If your employer has a traditional 403(b) plan, you’ll enjoy a pretax contribution benefit. This means that you will not pay income tax on your contributions, or the interest that your plan earns, until you withdraw your money at retirement. Essentially, the amount of your 403(b) contribution lowers your taxable income, which may put you in a lower tax bracket.

If your employer has a Roth 403(b) plan, you’ll pay income tax on the contributions you make to your plan, but you’ll be able to withdraw tax-free money at retirement.

403(b) Contribution Limits

As of 2019, eligible employees may contribute up to $19,000 each year to their 403(b) plans. Employees who are 50 years and older may make an additional contribution of up to $6,000. And if an employee has 15 years of service with the same qualifying 403(b) company, she may be able to make an additional contribution up to $3,000. IRS Publication 571 addresses this 15-year rule.

Some 403(b)-classified companies make matching contributions, which vary, depending on the company’s policies. Check the 403(b) employer contribution rules for your plan to see if you’re eligible for this additional benefit.

403(b) Part-Time Employees

If you typically work at least 20 hours each week as a part-time employee, you are eligible to invest in a 403(b) plan. You'll have to contribute at least $200 each year, and you cannot participate in another company's 403(b) plan to remain eligible.

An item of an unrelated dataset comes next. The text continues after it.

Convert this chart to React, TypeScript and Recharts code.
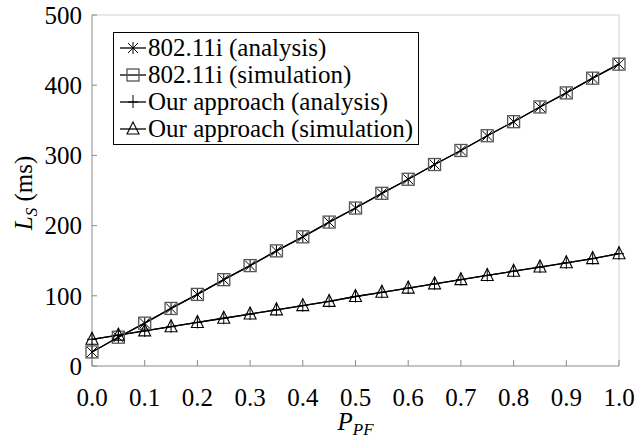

Receiving 403(b) Distributions

You can make withdrawals, called distributions, without penalty from your 403(b) plan when you reach age 59 1/2, leave your job, become disabled or experience a financial hardship. The IRS defines a financial hardship as one that's due to an immediate and heavy financial need. The amount of a hardship distribution can only be equal to the amount that’s necessary to satisfy the financial need. Your heirs can receive penalty-free distributions upon your death even if you have not reached the age of 59 1/2.

Some qualified military reservists are also exempt from having to pay an early distribution penalty, such as those who are on active duty for a period of more than 179 days. IRS Publication 571 defines penalty-free distribution allowances.

403(b) Investment Options

Your 403(b) contributions may be invested in an insurance company's annuity contract, a custodial account that invests in mutual funds or a retirement income account. Some employers offer a single investment option, but your employer may offer preselected investment options from which you'll choose a specific 403(b) plan provider. Regardless of the investment vehicle, you'll have the same tax deduction benefits.